### WORK TO BE COMPLETED
Search the entries below. Return every line that has "this" in it.

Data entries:
────────────────────
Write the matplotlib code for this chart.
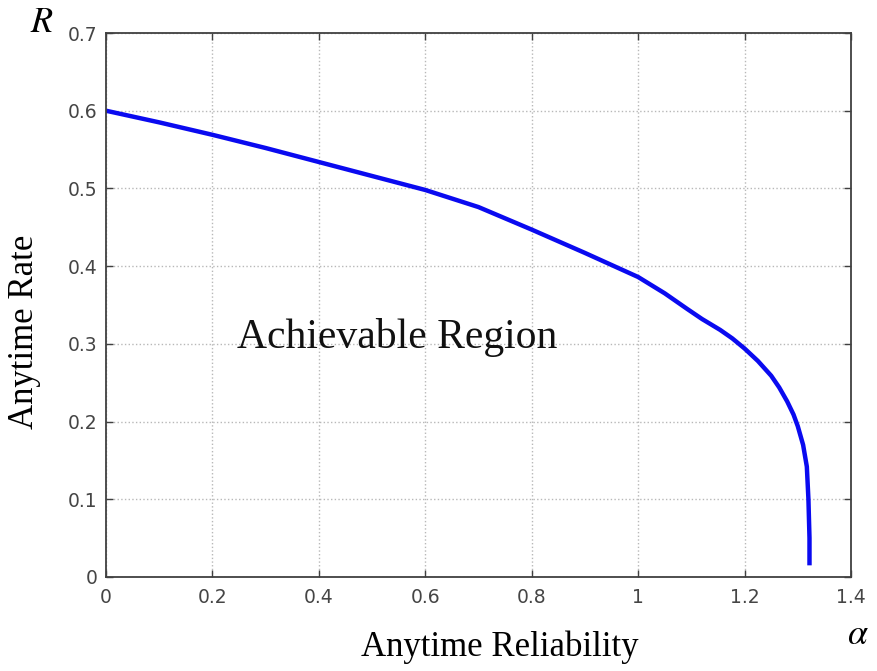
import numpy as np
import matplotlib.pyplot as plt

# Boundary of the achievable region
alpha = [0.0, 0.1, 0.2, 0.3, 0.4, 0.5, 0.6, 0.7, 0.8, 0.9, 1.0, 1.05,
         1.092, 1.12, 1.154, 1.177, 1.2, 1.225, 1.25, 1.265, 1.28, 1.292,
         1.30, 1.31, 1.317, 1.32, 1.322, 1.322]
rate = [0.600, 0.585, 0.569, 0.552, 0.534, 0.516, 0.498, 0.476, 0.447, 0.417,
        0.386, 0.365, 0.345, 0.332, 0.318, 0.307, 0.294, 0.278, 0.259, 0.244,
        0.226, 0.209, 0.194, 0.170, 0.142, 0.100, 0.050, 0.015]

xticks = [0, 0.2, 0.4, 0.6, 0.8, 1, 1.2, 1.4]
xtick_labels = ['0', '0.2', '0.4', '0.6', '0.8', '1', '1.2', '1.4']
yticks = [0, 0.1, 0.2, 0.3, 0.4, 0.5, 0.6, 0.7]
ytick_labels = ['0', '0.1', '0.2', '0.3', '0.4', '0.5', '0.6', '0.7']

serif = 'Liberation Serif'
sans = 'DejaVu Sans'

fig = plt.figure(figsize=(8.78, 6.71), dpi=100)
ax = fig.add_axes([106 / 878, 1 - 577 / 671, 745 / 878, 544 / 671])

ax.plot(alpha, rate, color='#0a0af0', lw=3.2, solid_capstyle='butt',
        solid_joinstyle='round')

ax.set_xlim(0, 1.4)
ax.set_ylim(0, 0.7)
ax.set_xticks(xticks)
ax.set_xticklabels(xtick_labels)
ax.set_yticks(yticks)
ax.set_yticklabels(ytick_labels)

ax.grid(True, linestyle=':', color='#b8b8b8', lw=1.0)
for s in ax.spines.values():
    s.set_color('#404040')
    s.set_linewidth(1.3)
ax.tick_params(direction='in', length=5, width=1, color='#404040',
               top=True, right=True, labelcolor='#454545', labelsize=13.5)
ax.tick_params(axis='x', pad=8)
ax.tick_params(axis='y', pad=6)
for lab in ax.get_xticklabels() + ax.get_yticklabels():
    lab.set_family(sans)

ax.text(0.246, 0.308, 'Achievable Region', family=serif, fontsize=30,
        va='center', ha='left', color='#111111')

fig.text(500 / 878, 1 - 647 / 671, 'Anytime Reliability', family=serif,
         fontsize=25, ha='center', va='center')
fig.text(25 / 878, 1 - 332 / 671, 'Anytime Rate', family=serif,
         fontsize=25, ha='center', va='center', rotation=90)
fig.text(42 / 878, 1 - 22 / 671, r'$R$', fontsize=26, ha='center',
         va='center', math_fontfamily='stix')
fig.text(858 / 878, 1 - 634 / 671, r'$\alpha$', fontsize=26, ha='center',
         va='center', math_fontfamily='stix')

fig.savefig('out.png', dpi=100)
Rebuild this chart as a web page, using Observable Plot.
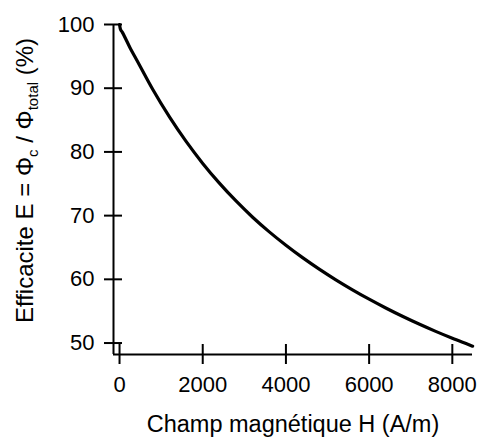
────────────────────
### CORRECT ANSWER
Write the matplotlib code for this chart.
Rebuild this chart as a web page, using Observable Plot.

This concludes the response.